Leave out any picture and return the remaining listing below exactly as given.
=== Data lines ===
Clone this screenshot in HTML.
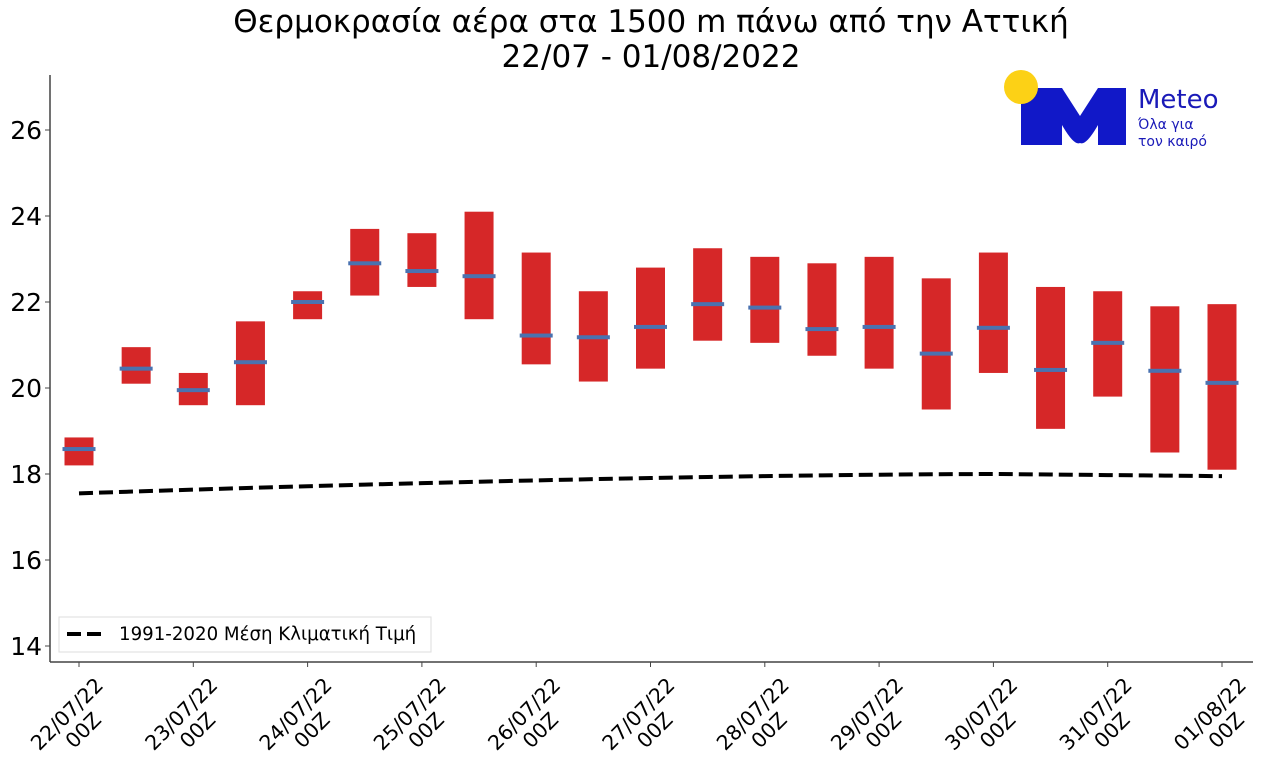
<!DOCTYPE html>
<html><head><meta charset="utf-8"><style>
html,body{margin:0;padding:0;background:#fff;}
svg{display:block;font-family:"DejaVu Sans","Liberation Sans",sans-serif;}
</style></head><body>
<svg id="s" width="1280" height="774" viewBox="0 0 1280 774" xmlns="http://www.w3.org/2000/svg">
<text x="651" y="32" font-size="31" text-anchor="middle" fill="#000">Θερμοκρασία αέρα στα 1500 m πάνω από την Αττική</text>
<text x="651" y="67" font-size="31" text-anchor="middle" fill="#000">22/07 - 01/08/2022</text>
<g id="g"></g>
<line x1="50" y1="75" x2="50" y2="662" stroke="#444" stroke-width="1.5"/>
<line x1="50" y1="662" x2="1253" y2="662" stroke="#444" stroke-width="1.5"/>
<g>
<path d="M1021,88 L1062,88 L1080,116 L1098,88 L1126,88 L1126,145 L1098,145 L1098,125 Q1086,146 1080,143 Q1074,146 1062,125 L1062,145 L1021,145 Z" fill="#1118c8"/>
<circle cx="1021" cy="87" r="17" fill="#fcd116"/>
<text x="1138" y="108" font-size="26" fill="#1a1ab8">Meteo</text>
<text x="1138" y="129" font-size="14" fill="#1a1ab8">Όλα για</text>
<text x="1138" y="146" font-size="14" fill="#1a1ab8">τον καιρό</text>
</g>
<rect x="59" y="617" width="372" height="35" fill="#fff" stroke="#ddd"/>
<line x1="67" y1="634" x2="104" y2="634" stroke="#000" stroke-width="4" stroke-dasharray="14,6"/>
<text x="119" y="640" font-size="18.2" fill="#000">1991-2020 Μέση Κλιματική Τιμή</text>
</svg>
<script>
var g=document.getElementById('g'),h='';
function Y(v){return 474-(v-18)*43;}
var d=[[18.2,18.85,18.58],[20.1,20.95,20.45],[19.6,20.35,19.95],[19.6,21.55,20.6],[21.6,22.25,22.0],[22.15,23.7,22.9],[22.35,23.6,22.72],[21.6,24.1,22.6],[20.55,23.15,21.22],[20.15,22.25,21.18],[20.45,22.8,21.42],[21.1,23.25,21.95],[21.05,23.05,21.87],[20.75,22.9,21.37],[20.45,23.05,21.42],[19.5,22.55,20.8],[20.35,23.15,21.4],[19.05,22.35,20.42],[19.8,22.25,21.05],[18.5,21.9,20.4],[18.1,21.95,20.12]];
for(var i=0;i<21;i++){var x=79+i*57.15,b=d[i];
h+='<rect x="'+(x-14.5)+'" y="'+Y(b[1])+'" width="29" height="'+(Y(b[0])-Y(b[1]))+'" fill="#d62728"/>';
h+='<rect x="'+(x-16.5)+'" y="'+(Y(b[2])-2)+'" width="33" height="4" fill="#4a72b0"/>';}
var pts=[];for(var i=0;i<21;i++){var x=79+i*57.15;var v=i<=16?17.55+0.45*(1-Math.pow(1-i/16,1.6)):18.0-0.05*(i-16)/4;pts.push(x+','+Y(v));}
h+='<polyline points="'+pts.join(' ')+'" fill="none" stroke="#000" stroke-width="4" stroke-dasharray="14,6"/>';
for(var v=14;v<=26;v+=2){var y=Y(v);h+='<line x1="45" y1="'+y+'" x2="50" y2="'+y+'" stroke="#444"/><text x="42" y="'+(y+9)+'" font-size="25" text-anchor="end">'+v+'</text>';}
var lab=['22/07/22','23/07/22','24/07/22','25/07/22','26/07/22','27/07/22','28/07/22','29/07/22','30/07/22','31/07/22','01/08/22'];
for(var i=0;i<11;i++){var x=79+i*114.3;h+='<line x1="'+x+'" y1="662" x2="'+x+'" y2="667" stroke="#444"/>';
h+='<g transform="translate('+(x-12)+',714) rotate(-45)"><text font-size="20.5" text-anchor="middle"><tspan x="0" y="7">'+lab[i]+'</tspan><tspan x="0" y="30">00Z</tspan></text></g>';}
g.innerHTML=h;
</script>
</body></html>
===
» **Solution to this problem**:
Clone this screenshot in HTML.
<!DOCTYPE html>
<html><head><meta charset="utf-8"><style>
html,body{margin:0;padding:0;background:#fff;}
svg{display:block;font-family:"DejaVu Sans","Liberation Sans",sans-serif;}
</style></head><body>
<svg id="s" width="1280" height="774" viewBox="0 0 1280 774" xmlns="http://www.w3.org/2000/svg">
<text x="651" y="32" font-size="31" text-anchor="middle" fill="#000">Θερμοκρασία αέρα στα 1500 m πάνω από την Αττική</text>
<text x="651" y="67" font-size="31" text-anchor="middle" fill="#000">22/07 - 01/08/2022</text>
<g id="g"></g>
<line x1="50" y1="75" x2="50" y2="662" stroke="#444" stroke-width="1.5"/>
<line x1="50" y1="662" x2="1253" y2="662" stroke="#444" stroke-width="1.5"/>
<g>
<path d="M1021,88 L1062,88 L1080,116 L1098,88 L1126,88 L1126,145 L1098,145 L1098,125 Q1086,146 1080,143 Q1074,146 1062,125 L1062,145 L1021,145 Z" fill="#1118c8"/>
<circle cx="1021" cy="87" r="17" fill="#fcd116"/>
<text x="1138" y="108" font-size="26" fill="#1a1ab8">Meteo</text>
<text x="1138" y="129" font-size="14" fill="#1a1ab8">Όλα για</text>
<text x="1138" y="146" font-size="14" fill="#1a1ab8">τον καιρό</text>
</g>
<rect x="59" y="617" width="372" height="35" fill="#fff" stroke="#ddd"/>
<line x1="67" y1="634" x2="104" y2="634" stroke="#000" stroke-width="4" stroke-dasharray="14,6"/>
<text x="119" y="640" font-size="18.2" fill="#000">1991-2020 Μέση Κλιματική Τιμή</text>
</svg>
<script>
var g=document.getElementById('g'),h='';
function Y(v){return 474-(v-18)*43;}
var d=[[18.2,18.85,18.58],[20.1,20.95,20.45],[19.6,20.35,19.95],[19.6,21.55,20.6],[21.6,22.25,22.0],[22.15,23.7,22.9],[22.35,23.6,22.72],[21.6,24.1,22.6],[20.55,23.15,21.22],[20.15,22.25,21.18],[20.45,22.8,21.42],[21.1,23.25,21.95],[21.05,23.05,21.87],[20.75,22.9,21.37],[20.45,23.05,21.42],[19.5,22.55,20.8],[20.35,23.15,21.4],[19.05,22.35,20.42],[19.8,22.25,21.05],[18.5,21.9,20.4],[18.1,21.95,20.12]];
for(var i=0;i<21;i++){var x=79+i*57.15,b=d[i];
h+='<rect x="'+(x-14.5)+'" y="'+Y(b[1])+'" width="29" height="'+(Y(b[0])-Y(b[1]))+'" fill="#d62728"/>';
h+='<rect x="'+(x-16.5)+'" y="'+(Y(b[2])-2)+'" width="33" height="4" fill="#4a72b0"/>';}
var pts=[];for(var i=0;i<21;i++){var x=79+i*57.15;var v=i<=16?17.55+0.45*(1-Math.pow(1-i/16,1.6)):18.0-0.05*(i-16)/4;pts.push(x+','+Y(v));}
h+='<polyline points="'+pts.join(' ')+'" fill="none" stroke="#000" stroke-width="4" stroke-dasharray="14,6"/>';
for(var v=14;v<=26;v+=2){var y=Y(v);h+='<line x1="45" y1="'+y+'" x2="50" y2="'+y+'" stroke="#444"/><text x="42" y="'+(y+9)+'" font-size="25" text-anchor="end">'+v+'</text>';}
var lab=['22/07/22','23/07/22','24/07/22','25/07/22','26/07/22','27/07/22','28/07/22','29/07/22','30/07/22','31/07/22','01/08/22'];
for(var i=0;i<11;i++){var x=79+i*114.3;h+='<line x1="'+x+'" y1="662" x2="'+x+'" y2="667" stroke="#444"/>';
h+='<g transform="translate('+(x-12)+',714) rotate(-45)"><text font-size="20.5" text-anchor="middle"><tspan x="0" y="7">'+lab[i]+'</tspan><tspan x="0" y="30">00Z</tspan></text></g>';}
g.innerHTML=h;
</script>
</body></html>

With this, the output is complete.